The regional airline business lost more of its luster last week, when Delta Air Lines announced it would retire its entire Saab 340 turboprop fleet and “adjust” flying in 24 small markets, 16 of which benefit from Essential Air Service subsidies.
The move, announced as part of an effort to stem $14 million in annual losses, means less work for the Delta Connection affiliates that serve the routes. But, perhaps more significantly, it also reflects a wider willingness on the part of network carriers to sever small communities from the air-transport grid.
To no one’s surprise, 52-percent load factors no longer rate as acceptable to an airline whose system-wide loads last year averaged 83 percent.

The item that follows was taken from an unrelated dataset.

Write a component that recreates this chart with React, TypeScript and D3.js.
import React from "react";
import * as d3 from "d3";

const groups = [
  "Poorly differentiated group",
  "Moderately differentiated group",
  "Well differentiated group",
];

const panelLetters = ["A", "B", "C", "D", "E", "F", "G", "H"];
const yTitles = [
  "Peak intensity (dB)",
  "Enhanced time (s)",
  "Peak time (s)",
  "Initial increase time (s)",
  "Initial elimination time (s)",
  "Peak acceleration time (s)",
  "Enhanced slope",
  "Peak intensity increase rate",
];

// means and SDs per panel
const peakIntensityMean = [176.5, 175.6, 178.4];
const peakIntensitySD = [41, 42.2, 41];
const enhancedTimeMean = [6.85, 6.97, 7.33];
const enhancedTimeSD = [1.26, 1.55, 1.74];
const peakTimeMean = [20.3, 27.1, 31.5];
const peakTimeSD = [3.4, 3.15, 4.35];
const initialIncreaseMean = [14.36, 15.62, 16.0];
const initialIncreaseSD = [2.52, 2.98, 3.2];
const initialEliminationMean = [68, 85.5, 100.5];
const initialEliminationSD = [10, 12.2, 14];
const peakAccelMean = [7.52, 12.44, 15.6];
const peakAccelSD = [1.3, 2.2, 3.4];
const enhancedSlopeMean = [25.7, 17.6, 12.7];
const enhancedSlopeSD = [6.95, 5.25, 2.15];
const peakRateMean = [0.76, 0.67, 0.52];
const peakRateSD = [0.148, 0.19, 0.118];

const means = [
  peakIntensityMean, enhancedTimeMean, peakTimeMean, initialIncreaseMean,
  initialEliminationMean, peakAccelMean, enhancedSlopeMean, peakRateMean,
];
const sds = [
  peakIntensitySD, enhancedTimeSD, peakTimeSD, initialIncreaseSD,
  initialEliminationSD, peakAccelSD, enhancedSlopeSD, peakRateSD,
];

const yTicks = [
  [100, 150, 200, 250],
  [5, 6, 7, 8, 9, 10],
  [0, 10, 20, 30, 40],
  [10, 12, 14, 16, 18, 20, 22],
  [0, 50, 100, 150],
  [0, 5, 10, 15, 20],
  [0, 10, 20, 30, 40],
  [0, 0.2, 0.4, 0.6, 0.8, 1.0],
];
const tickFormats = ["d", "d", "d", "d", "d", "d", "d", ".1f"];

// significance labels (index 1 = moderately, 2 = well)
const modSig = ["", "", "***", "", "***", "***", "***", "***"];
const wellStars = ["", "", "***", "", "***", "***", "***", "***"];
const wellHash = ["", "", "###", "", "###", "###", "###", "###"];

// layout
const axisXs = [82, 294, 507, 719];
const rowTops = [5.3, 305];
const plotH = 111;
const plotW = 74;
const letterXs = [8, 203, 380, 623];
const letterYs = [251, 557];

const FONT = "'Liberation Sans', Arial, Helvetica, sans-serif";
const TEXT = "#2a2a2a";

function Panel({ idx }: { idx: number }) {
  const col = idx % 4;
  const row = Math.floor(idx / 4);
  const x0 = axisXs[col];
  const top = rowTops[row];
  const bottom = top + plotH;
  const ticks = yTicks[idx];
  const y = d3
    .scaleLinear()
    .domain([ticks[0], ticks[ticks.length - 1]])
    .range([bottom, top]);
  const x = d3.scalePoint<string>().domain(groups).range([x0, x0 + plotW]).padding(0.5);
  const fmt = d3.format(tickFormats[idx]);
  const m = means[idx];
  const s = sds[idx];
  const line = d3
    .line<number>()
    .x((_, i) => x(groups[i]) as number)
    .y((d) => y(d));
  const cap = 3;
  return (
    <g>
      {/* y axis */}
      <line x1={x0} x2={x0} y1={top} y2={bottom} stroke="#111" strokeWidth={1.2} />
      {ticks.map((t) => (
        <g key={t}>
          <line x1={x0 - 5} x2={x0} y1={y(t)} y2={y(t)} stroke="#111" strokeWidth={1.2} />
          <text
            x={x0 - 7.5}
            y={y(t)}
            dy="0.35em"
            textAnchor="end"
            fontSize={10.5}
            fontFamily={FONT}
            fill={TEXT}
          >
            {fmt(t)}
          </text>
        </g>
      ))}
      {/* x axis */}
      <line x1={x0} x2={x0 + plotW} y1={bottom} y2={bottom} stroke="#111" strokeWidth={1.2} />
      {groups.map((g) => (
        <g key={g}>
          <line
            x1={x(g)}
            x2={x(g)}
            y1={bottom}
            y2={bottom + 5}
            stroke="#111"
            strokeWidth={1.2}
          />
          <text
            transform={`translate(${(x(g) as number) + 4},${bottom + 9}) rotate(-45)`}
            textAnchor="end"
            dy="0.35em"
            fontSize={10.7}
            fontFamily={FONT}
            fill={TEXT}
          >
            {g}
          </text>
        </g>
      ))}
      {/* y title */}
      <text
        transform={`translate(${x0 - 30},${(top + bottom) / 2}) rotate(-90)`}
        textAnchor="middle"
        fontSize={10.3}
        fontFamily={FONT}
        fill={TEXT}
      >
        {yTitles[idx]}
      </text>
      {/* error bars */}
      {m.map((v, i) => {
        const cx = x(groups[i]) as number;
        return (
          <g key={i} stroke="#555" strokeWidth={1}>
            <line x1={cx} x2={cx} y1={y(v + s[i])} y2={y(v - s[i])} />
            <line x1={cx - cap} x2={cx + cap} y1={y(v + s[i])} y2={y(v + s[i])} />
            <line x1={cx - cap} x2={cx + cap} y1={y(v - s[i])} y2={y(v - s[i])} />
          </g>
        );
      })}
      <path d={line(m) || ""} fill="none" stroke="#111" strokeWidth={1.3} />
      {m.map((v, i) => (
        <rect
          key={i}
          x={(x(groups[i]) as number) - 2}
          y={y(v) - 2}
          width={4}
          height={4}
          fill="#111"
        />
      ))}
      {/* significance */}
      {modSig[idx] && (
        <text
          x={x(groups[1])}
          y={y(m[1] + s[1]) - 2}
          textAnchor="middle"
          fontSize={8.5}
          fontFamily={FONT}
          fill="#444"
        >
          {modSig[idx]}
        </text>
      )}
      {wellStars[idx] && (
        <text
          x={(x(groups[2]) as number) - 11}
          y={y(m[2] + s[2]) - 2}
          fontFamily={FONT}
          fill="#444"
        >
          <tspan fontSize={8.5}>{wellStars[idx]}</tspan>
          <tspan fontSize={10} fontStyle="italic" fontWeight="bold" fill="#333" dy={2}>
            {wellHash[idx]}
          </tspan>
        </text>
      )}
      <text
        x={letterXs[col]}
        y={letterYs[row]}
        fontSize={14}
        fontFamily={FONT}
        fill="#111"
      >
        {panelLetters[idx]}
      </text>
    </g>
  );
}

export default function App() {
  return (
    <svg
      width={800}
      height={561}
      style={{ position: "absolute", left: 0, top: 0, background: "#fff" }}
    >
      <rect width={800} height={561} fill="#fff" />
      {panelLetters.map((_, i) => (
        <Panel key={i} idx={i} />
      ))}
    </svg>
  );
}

Today’s fuel prices have simply rendered the operation of half-filled airplanes–even turboprops on federally subsidized routes–unviable.
“While Delta would prefer to continue serving these communities, the new reality of mounting cost pressures faced by our industry means we can no longer afford to provide this service,” said Delta in a statement. “As we continue to strengthen our business, Delta is retiring the Saab turboprops and some 50-seat jet aircraft, which will hinder the financial viability of serving these smaller markets.”

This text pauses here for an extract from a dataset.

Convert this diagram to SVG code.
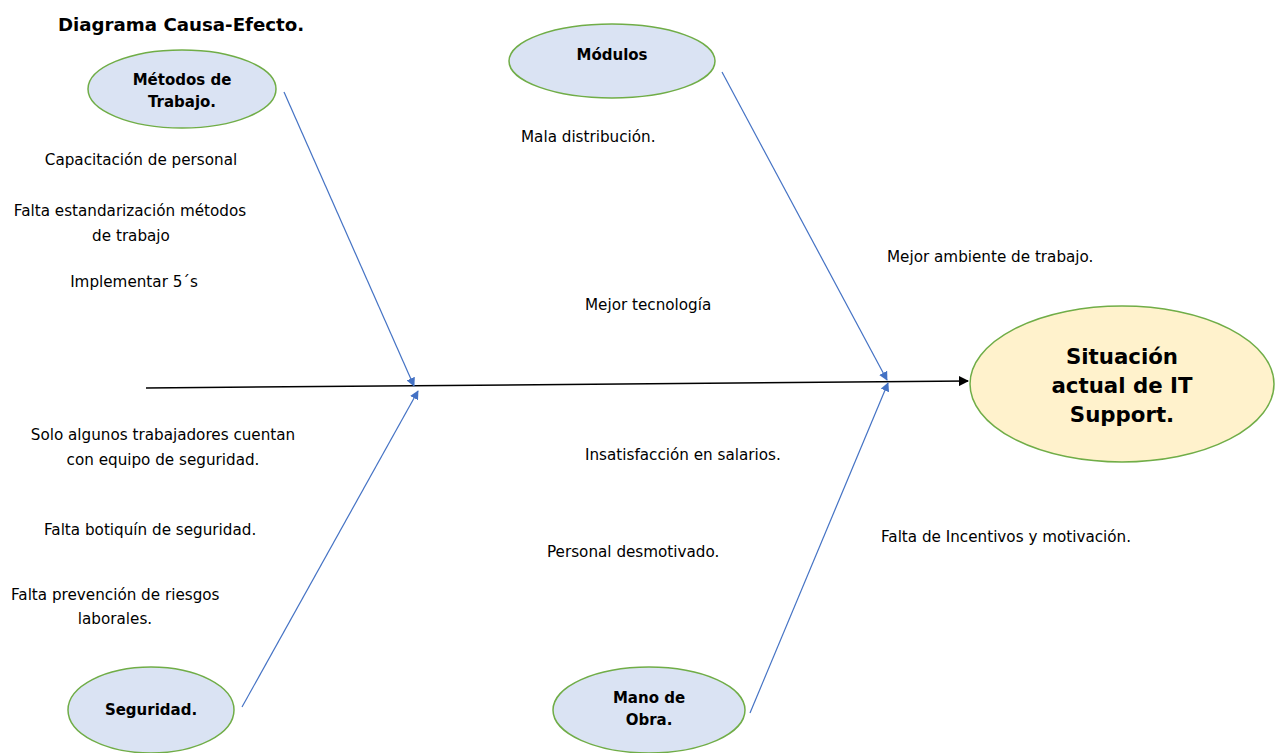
<svg xmlns="http://www.w3.org/2000/svg" width="1281" height="753" viewBox="0 0 1281 753">
  <style>
    .cause { fill: #DAE3F3; stroke: #70AD47; stroke-width: 1.5; }
    .effect { fill: #FFF2CC; stroke: #70AD47; stroke-width: 1.5; }
    .lbl { font-family: "DejaVu Sans", Verdana, sans-serif; font-size: 15.2px; fill: #000; }
    .head { font-family: "DejaVu Sans", Verdana, sans-serif; font-size: 15px; font-weight: bold; fill: #000; text-anchor: middle; }
    .big { font-family: "DejaVu Sans", Verdana, sans-serif; font-size: 21.3px; font-weight: bold; fill: #000; text-anchor: middle; }
    .title { font-family: "DejaVu Sans", Verdana, sans-serif; font-size: 18.2px; font-weight: bold; fill: #000; }
    .bone { stroke: #4472C4; stroke-width: 1.2; fill: none; }
    .spine { stroke: #000; stroke-width: 1.5; fill: none; }
  </style>
  <defs>
    <marker id="ahBlue" viewBox="0 0 10 10" refX="9" refY="5" markerWidth="9" markerHeight="9" orient="auto" markerUnits="userSpaceOnUse">
      <path d="M0,0 L10,5 L0,10 z" fill="#4472C4"/>
    </marker>
    <marker id="ahBlack" viewBox="0 0 10 10" refX="9" refY="5" markerWidth="10" markerHeight="10" orient="auto" markerUnits="userSpaceOnUse">
      <path d="M0,0 L10,5 L0,10 z" fill="#000"/>
    </marker>
  </defs>
  <rect width="1281" height="753" fill="#fff"/>

  <text class="title" x="58" y="31">Diagrama Causa-Efecto.</text>

  <!-- spine and bones -->
  <g id="connectors">
    <line class="spine" x1="146" y1="388" x2="968" y2="381" marker-end="url(#ahBlack)"/>
    <line class="bone" x1="284" y1="92" x2="414" y2="386" marker-end="url(#ahBlue)"/>
    <line class="bone" x1="242" y1="707" x2="418" y2="391" marker-end="url(#ahBlue)"/>
    <line class="bone" x1="722" y1="72" x2="887" y2="380" marker-end="url(#ahBlue)"/>
    <line class="bone" x1="750" y1="713" x2="888" y2="383" marker-end="url(#ahBlue)"/>
  </g>

  <g id="metodos">
    <ellipse class="cause" cx="182" cy="89" rx="94" ry="39"/>
    <text class="head" x="182" y="85">Métodos de</text>
    <text class="head" x="182" y="107">Trabajo.</text>
  </g>
  <g id="modulos">
    <ellipse class="cause" cx="612" cy="61" rx="103" ry="37"/>
    <text class="head" x="612" y="60">Módulos</text>
  </g>
  <g id="seguridad">
    <ellipse class="cause" cx="151" cy="710" rx="83" ry="43"/>
    <text class="head" x="151" y="715">Seguridad.</text>
  </g>
  <g id="mano-obra">
    <ellipse class="cause" cx="649" cy="710" rx="96" ry="43"/>
    <text class="head" x="649" y="703">Mano de</text>
    <text class="head" x="649" y="725">Obra.</text>
  </g>
  <g id="efecto">
    <ellipse class="effect" cx="1122" cy="384" rx="152" ry="78"/>
    <text class="big" x="1122" y="364">Situación</text>
    <text class="big" x="1122" y="393">actual de IT</text>
    <text class="big" x="1122" y="422">Support.</text>
  </g>

  <g id="causas">
    <text class="lbl" x="141" y="165" text-anchor="middle">Capacitación de personal</text>
    <text class="lbl" x="130" y="216" text-anchor="middle">Falta estandarización métodos</text>
    <text class="lbl" x="131" y="241" text-anchor="middle">de trabajo</text>
    <text class="lbl" x="134" y="287" text-anchor="middle">Implementar 5´s</text>
    <text class="lbl" x="521" y="142">Mala distribución.</text>
    <text class="lbl" x="887" y="262">Mejor ambiente de trabajo.</text>
    <text class="lbl" x="585" y="310">Mejor tecnología</text>
    <text class="lbl" x="163" y="440" text-anchor="middle">Solo algunos trabajadores cuentan</text>
    <text class="lbl" x="163" y="465" text-anchor="middle">con equipo de seguridad.</text>
    <text class="lbl" x="585" y="460">Insatisfacción en salarios.</text>
    <text class="lbl" x="44" y="535">Falta botiquín de seguridad.</text>
    <text class="lbl" x="881" y="542">Falta de Incentivos y motivación.</text>
    <text class="lbl" x="547" y="557">Personal desmotivado.</text>
    <text class="lbl" x="11" y="600">Falta prevención de riesgos</text>
    <text class="lbl" x="115" y="624" text-anchor="middle">laborales.</text>
  </g>
</svg>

Now flying 370 fifty-seat regional jets, the various Delta Connection carriers will lose a further 51 regional jets by the end of 2012 under Delta’s plan to let leases lapse on its oldest CRJs.

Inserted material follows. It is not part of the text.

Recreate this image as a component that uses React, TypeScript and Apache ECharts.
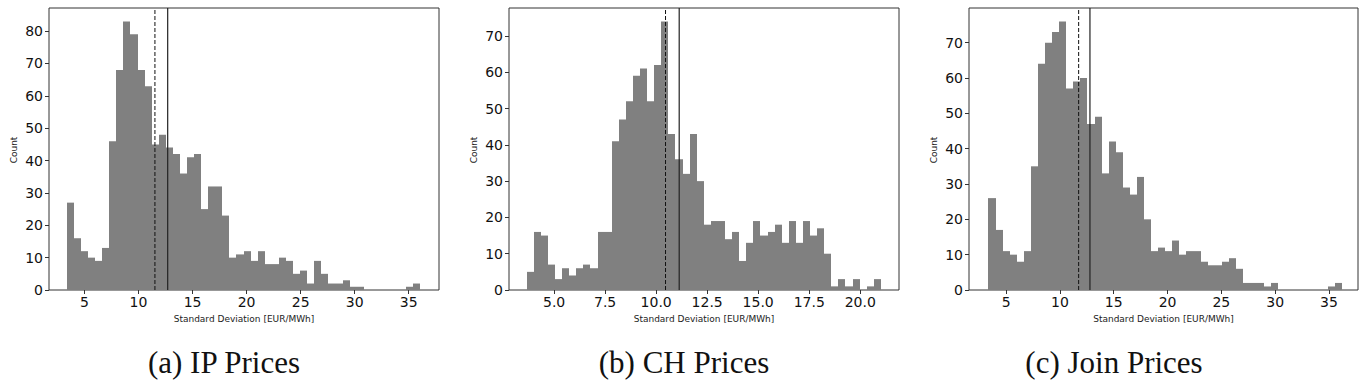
import React, { useEffect, useRef } from "react";
import * as echarts from "echarts";

// ---------- data ----------
const ipCounts = [27, 16, 12, 10, 9, 13, 46, 68, 83, 79, 68, 63, 45, 48, 44, 42, 36, 41, 42, 25, 32, 32, 23, 10, 11, 12, 9, 12, 8, 8, 10, 9, 5, 6, 2, 9, 5, 2, 2, 3, 1, 1, 0, 0, 0, 0, 0, 0, 1, 2];
const chCounts = [5, 16, 15, 7, 3, 6, 4, 6, 7, 6, 16, 16, 41, 47, 52, 59, 61, 52, 62, 74, 43, 36, 32, 43, 30, 18, 19, 19, 14, 16, 8, 13, 19, 15, 16, 18, 13, 19, 13, 19, 15, 17, 10, 1, 3, 1, 3, 0, 1, 3];
const joinCounts = [26, 17, 11, 10, 8, 11, 35, 64, 70, 73, 76, 57, 59, 60, 47, 49, 33, 42, 39, 29, 27, 32, 20, 11, 12, 11, 14, 10, 11, 11, 8, 7, 7, 8, 9, 6, 2, 2, 2, 1, 2, 0, 0, 0, 0, 0, 0, 0, 1, 2];

const binStarts = [3.37, 3.66, 3.36];
const binWidths = [0.654, 0.347, 0.657];
const medians = [11.52, 10.46, 11.74]; // dashed
const means = [12.7, 11.13, 12.79]; // solid

const xTicksIP = [5, 10, 15, 20, 25, 30, 35];
const xTicksCH = [5, 7.5, 10, 12.5, 15, 17.5, 20];
const xTicksJoin = [5, 10, 15, 20, 25, 30, 35];
const yTicksIP = [0, 10, 20, 30, 40, 50, 60, 70, 80];
const yTicksCH = [0, 10, 20, 30, 40, 50, 60, 70];
const yTicksJoin = [0, 10, 20, 30, 40, 50, 60, 70];

const captions = ["(a) IP Prices", "(b) CH Prices", "(c) Join Prices"];
const xAxisTitle = "Standard Deviation [EUR/MWh]";
const yAxisTitle = "Count";

export default function App() {
  const ref = useRef<HTMLDivElement>(null);

  useEffect(() => {
    if (!ref.current) return;
    const chart = echarts.init(ref.current, null, { renderer: "svg" });

    const panels = [
      { counts: ipCounts, xTicks: xTicksIP, yTicks: yTicksIP, xMin: 1.72, xMax: 37.8, yMax: 87.15, left: 49, width: 390, fmt: (v: number) => String(v), capX: 224, yLabX: 14 },
      { counts: chCounts, xTicks: xTicksCH, yTicks: yTicksCH, xMin: 2.79, xMax: 21.9, yMax: 77.7, left: 509, width: 390, fmt: (v: number) => v.toFixed(1), capX: 684, yLabX: 474 },
      { counts: joinCounts, xTicks: xTicksJoin, yTicks: yTicksJoin, xMin: 1.55, xMax: 37.7, yMax: 79.8, left: 969, width: 389, fmt: (v: number) => String(v), capX: 1114, yLabX: 934 },
    ];

    const grid = panels.map((p) => ({
      left: p.left, top: 8, width: p.width, height: 282,
      show: true, borderColor: "#333", borderWidth: 1, backgroundColor: "transparent",
    }));

    const xAxis = panels.map((p, i) => ({
      type: "value", gridIndex: i, min: p.xMin, max: p.xMax,
      axisLine: { show: false }, splitLine: { show: false },
      axisTick: { show: true, customValues: p.xTicks, length: 4, lineStyle: { color: "#333", width: 1 } },
      axisLabel: { customValues: p.xTicks, formatter: p.fmt, fontSize: 14, color: "#111", fontFamily: "DejaVu Sans", margin: 5 },
    }));

    const yAxis = panels.map((p, i) => ({
      type: "value", gridIndex: i, min: 0, max: p.yMax,
      axisLine: { show: false }, splitLine: { show: false },
      axisTick: { show: true, customValues: p.yTicks, length: 4, lineStyle: { color: "#333", width: 1 } },
      axisLabel: { customValues: p.yTicks, fontSize: 14, color: "#111", fontFamily: "DejaVu Sans", margin: 6 },
    }));

    const series: any[] = [];
    panels.forEach((p, i) => {
      const data = p.counts.map((c, k) => [binStarts[i] + k * binWidths[i], binStarts[i] + (k + 1) * binWidths[i], c]);
      series.push({
        type: "custom", xAxisIndex: i, yAxisIndex: i,
        encode: { x: [0, 1], y: 2 },
        data,
        renderItem: (params: any, api: any) => {
          const x0 = api.value(0), x1 = api.value(1), y = api.value(2);
          if (!y) return null;
          const p0 = api.coord([x0, y]);
          const p1 = api.coord([x1, 0]);
          const l = Math.round(p0[0]);
          const r = Math.round(p1[0]);
          return {
            type: "rect",
            shape: { x: l, y: p0[1], width: r - l, height: p1[1] - p0[1] },
            style: { fill: "#808080" },
          };
        },
      });
      series.push({
        type: "line", xAxisIndex: i, yAxisIndex: i, symbol: "none",
        data: [[medians[i], 0], [medians[i], p.yMax]],
        lineStyle: { color: "#111", width: 1, type: [4, 2] },
      });
      series.push({
        type: "line", xAxisIndex: i, yAxisIndex: i, symbol: "none",
        data: [[means[i], 0], [means[i], p.yMax]],
        lineStyle: { color: "#222", width: 1.2, type: "solid" },
      });
    });

    const graphic: any[] = [];
    panels.forEach((p, i) => {
      graphic.push({
        type: "text", x: p.yLabX, y: 150, rotation: Math.PI / 2,
        style: { text: yAxisTitle, fontSize: 9, fontFamily: "DejaVu Sans", fill: "#222", align: "center", verticalAlign: "middle" },
      });
      graphic.push({
        type: "text", x: p.left + p.width / 2, y: 319,
        style: { text: xAxisTitle, fontSize: 9, fontFamily: "DejaVu Sans", fill: "#222", align: "center", verticalAlign: "middle" },
      });
      graphic.push({
        type: "text", x: p.capX, y: 362,
        style: { text: captions[i], fontSize: 31, fontFamily: "Liberation Serif", fill: "#111", align: "center", verticalAlign: "middle" },
      });
    });

    chart.setOption({ animation: false, grid, xAxis, yAxis, series, graphic });
    return () => chart.dispose();
  }, []);

  return (
    <div style={{ position: "fixed", left: 0, top: 0, width: 1368, height: 381, background: "#fff" }}>
      <div ref={ref} style={{ width: 1368, height: 381 }} />
    </div>
  );
}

Unfortunately for the rest of the U.S. regional airline industry, the trend won’t end with Delta, as long as fuel prices remain too high to operate 50-seaters profitably and new training and crew costs, associated with the regulatory fallout from the 2009 crash of a Colgan Air Q400 outside Buffalo, take hold.
Of course, the regionals will hope to find refuge in larger jets, but unless another round of scope-clause talks results in allowances for more 76-seaters or even 90-seat types, that avenue for growth looks like a dead end. The last round of scope-clause movement came as a result of mainline bankruptcies. Today’s environment, in which the majors have actually turned a profit, appears far less conducive to any sort of willingness by mainline pilots to cede any flying to their regional brethren.
Alas, for the first time in decades, the regional airline industry looks poised for an extended period of stagnation, as well as, according to research engineer Bill Swelbar of the MIT International Center for Air Transportation, further industry consolidation and perhaps even outright liquidations.
“The growth was a bubble,” Swelbar told me. “I think that we’ve all learned enough lessons in economics that we should be really concerned when we see a line that goes straight up. And that’s exactly what happened in the regional space. It was hypergrowth.
“At this point,” he continued, “the growth opportunities are just not there and, arguably, I would say that in some of the regional space we’re still over-served a bit.”